It was the night Dirch Passer the comedian died. He collapsed onstage. His heart was sick and he was taken away by ambulance to the hospital, where they said he was dead on arrival. It was September 3, 1980, and the reason I remember it so well is that it was the night my mother and father decided to tell me they were getting divorced. This was announced during dinner and somewhere inside me I think I was relieved. It may sound harsh, but they didn’t match, so when mom told me, all I did was put down my fork. By ten o’clock the news was out about Dirch Passer. Those two things, his death and me standing by the porch door looking out on the moss dad always let grow between the paving stones, are inseparable to me.
The first year and a half, I lived with my mother and visited dad in his new row house every two weeks. He never really got moved in, my father. He slept on a daybed in the big bedroom and we ate chicken from the hamburger stand when I was there. Then what happened was that mom found a boyfriend. His name was Henning, he was alone with two daughters, and we would sit in the living room playing cards in the evening. My father was sad when I visited him. He kept saying to me that it didn’t matter. What? I asked him. Nothing, he said, and then I talked to mom and Henning about it maybe being fair, seeing how Henning’s two daughters lived with them, that I moved into the spare room at my father’s.
It was June 6, 1982, and as we sat in the car outside dad’s house my mother kept pulling down the sleeves of my jersey and saying that I should know there was a way back. She stepped inside with me, no more than that, and that was how I got the spare room at my father’s. He’d tried to make the place nice. The furniture was pushed back against the walls, and there was a coffee table with a large ashtray in the living room. He’d bought bookshelves, too, and in his bedroom there was a narrow bed the same as the one he had put in the spare room for me. My room was all cleaned and it was plenty big enough. I don’t know where he got the drapes from, but he pulled them together so I could see they worked.
There were good and bad things that summer I lived with dad. One good thing was the world Cup in Spain. Paolo Rossi was the top scorer with six goals, and the Northern Ireland striker Norman Whiteside was the youngest player ever in the finals at seventeen years and forty-one days. We watched the games together, dad and me, and because the sun was beating down outside we had all the drapes closed. The dark living room, the smell of relish, and the warm television set were good things. But then when we went out together, like to the supermarket, dad couldn’t help but put his arm round my neck to show that we belonged together, though nobody else could care less.

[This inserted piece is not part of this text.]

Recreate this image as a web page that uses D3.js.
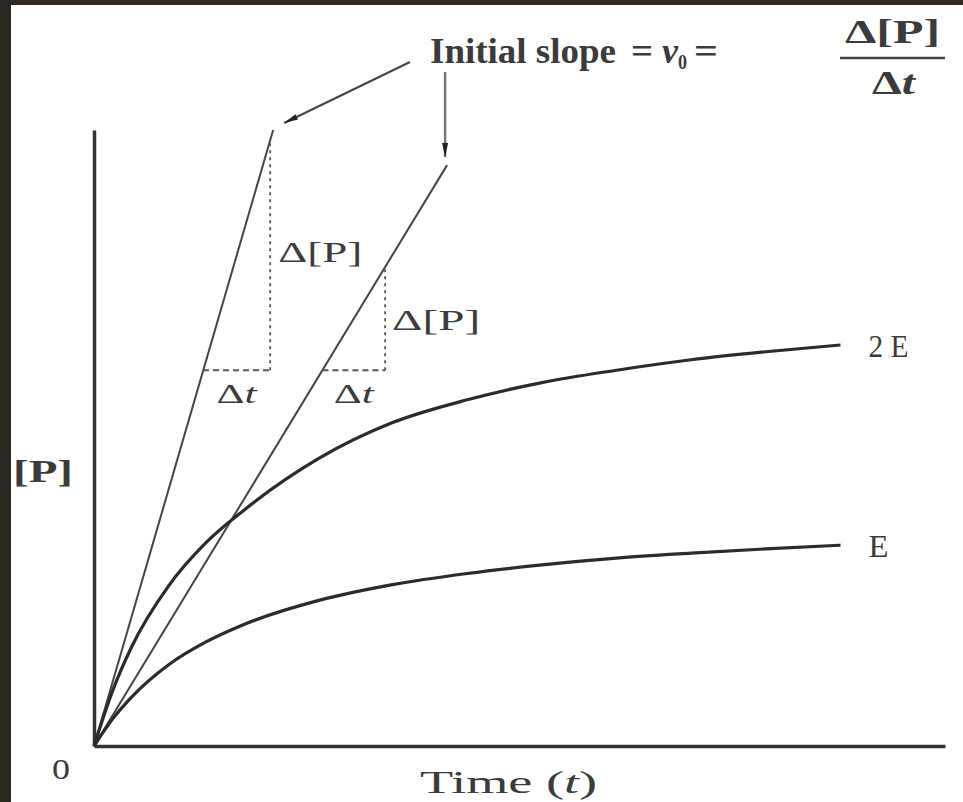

Dad had been lucky to get the house, he said, and he was especially happy about the patio enclosure. It would be warm out there even in winter, so dad filled it up with desert plants and called it the winter garden. Whereas the living room, the kitchen, and the bathroom seemed big, the winter garden was soft and cozy. Sometimes in the evenings if there was nothing on television he would want us to sit out there in garden chairs and talk. He grew succulent plants and Crassulaceae and fed them with plant food so they grew really big. He had a Crassula, as he called it that was five feet tall. I was to have it one day, because I happened to say it was the most beautiful. Sometimes to make him happy I said that the warm earth in the winter garden smelled like the jungle. Other times I said his plants were so big he looked like Tarzan when he was standing among them. Then he would laugh and call me Korak, but before he and mom divorced, he had no hobbies.
I could definitely have gone on living with my father, but then what happened was that in the middle of September that year a divorced lady from my father’s work discovered that he was divorced, too. Her name was Margit. I saw her one day out in the winter garden going back and forth with a glass of white wine in her hand. While my father was explaining to her how the succulent plants stored water inside them like camels, I saw how she was looking at the wallpaper in the living room. And then she invited dad and me to her home one Sunday afternoon. It was September 30, 1982, the day Dirch Passer’s national health card would have expired if he had been alive, and the thing I remember most from that day is that this woman Margit had a son.
He sat on the couch staring sullenly at me. I stared back to make him stop. He stuck his tongue out at my father when he wasn’t looking. That may seem like a petty thing, but it was only then I realized that I was the only person who thought my father was someone special. It was only my way of looking at him that stopped him from being just some ordinary guy of no importance who could be replaced by any other ordinary guy of no importance. If I didn’t like him he would basically be insignificant, and if he were insignificant, things would look pretty bad for me. So I cut everything I felt for my father into pieces and hid them away where best I could. In my thoughts, I mean. Some went underneath the table in the living room; some went into Margit’s houseplants and into the ugly mouth of her son. That way the boy would have to find it all again before he could stick his tongue out at it.
I don’t know what happened between my father and this Margit woman that day, but I never saw her again, and when we left there was no time for me to put all the pieces I had hidden together again. Outside in the car, where I sat up front, I remember I didn’t care to look at my father at first. But then I did anyway and it was true. There was just a guy driving a car and I stuck my tongue out at him when he wasn’t looking.